What you should do »
For this exercise, repeat all of the material verbatim apart from its images.

▬▬▬▬▬▬▬▬▬▬

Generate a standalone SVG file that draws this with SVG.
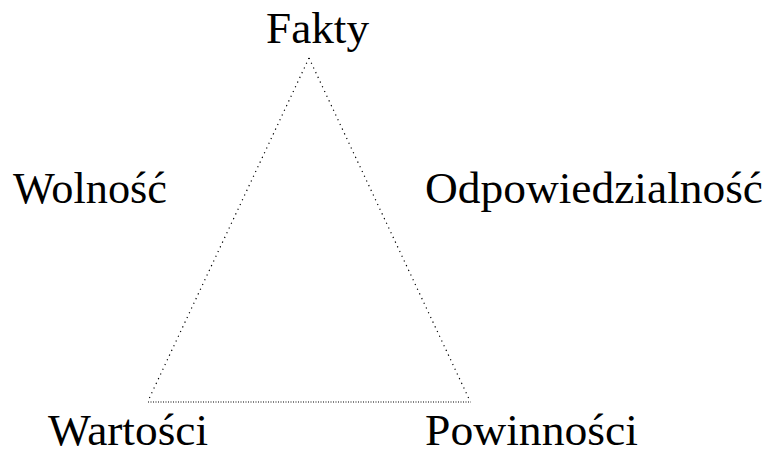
<svg xmlns="http://www.w3.org/2000/svg" width="772" height="450" viewBox="0 0 772 450">
  <style>
    .lbl { font-family: "Liberation Serif", "Times New Roman", serif; font-size: 44px; fill: #000; }
    .side { stroke: #000; stroke-width: 1.2; stroke-dasharray: 1.2 4; fill: none; }
    .base { stroke: #000; stroke-width: 1.2; stroke-dasharray: 1 1.5; fill: none; }
  </style>
  <rect width="772" height="450" fill="#fff"/>
  <g id="connectors">
    <line class="side" x1="309" y1="58" x2="148" y2="401"/>
    <line class="side" x1="309" y1="58" x2="470" y2="401"/>
    <line class="base" x1="148" y1="402" x2="471" y2="402"/>
  </g>
  <g id="fakty"><text class="lbl" x="266" y="43" textLength="103" lengthAdjust="spacingAndGlyphs">Fakty</text></g>
  <g id="wolnosc"><text class="lbl" x="13" y="203" textLength="154" lengthAdjust="spacingAndGlyphs">Wolność</text></g>
  <g id="odpowiedzialnosc"><text class="lbl" x="425" y="203" textLength="338" lengthAdjust="spacingAndGlyphs">Odpowiedzialność</text></g>
  <g id="wartosci"><text class="lbl" x="48" y="445" textLength="160" lengthAdjust="spacingAndGlyphs">Wartości</text></g>
  <g id="powinnosci"><text class="lbl" x="425" y="445" textLength="213" lengthAdjust="spacingAndGlyphs">Powinności</text></g>
</svg>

▬▬▬▬▬▬▬▬▬▬

Task result »
Generate a standalone SVG file that draws this with SVG.
<svg xmlns="http://www.w3.org/2000/svg" width="772" height="450" viewBox="0 0 772 450">
  <style>
    .lbl { font-family: "Liberation Serif", "Times New Roman", serif; font-size: 44px; fill: #000; }
    .side { stroke: #000; stroke-width: 1.2; stroke-dasharray: 1.2 4; fill: none; }
    .base { stroke: #000; stroke-width: 1.2; stroke-dasharray: 1 1.5; fill: none; }
  </style>
  <rect width="772" height="450" fill="#fff"/>
  <g id="connectors">
    <line class="side" x1="309" y1="58" x2="148" y2="401"/>
    <line class="side" x1="309" y1="58" x2="470" y2="401"/>
    <line class="base" x1="148" y1="402" x2="471" y2="402"/>
  </g>
  <g id="fakty"><text class="lbl" x="266" y="43" textLength="103" lengthAdjust="spacingAndGlyphs">Fakty</text></g>
  <g id="wolnosc"><text class="lbl" x="13" y="203" textLength="154" lengthAdjust="spacingAndGlyphs">Wolność</text></g>
  <g id="odpowiedzialnosc"><text class="lbl" x="425" y="203" textLength="338" lengthAdjust="spacingAndGlyphs">Odpowiedzialność</text></g>
  <g id="wartosci"><text class="lbl" x="48" y="445" textLength="160" lengthAdjust="spacingAndGlyphs">Wartości</text></g>
  <g id="powinnosci"><text class="lbl" x="425" y="445" textLength="213" lengthAdjust="spacingAndGlyphs">Powinności</text></g>
</svg>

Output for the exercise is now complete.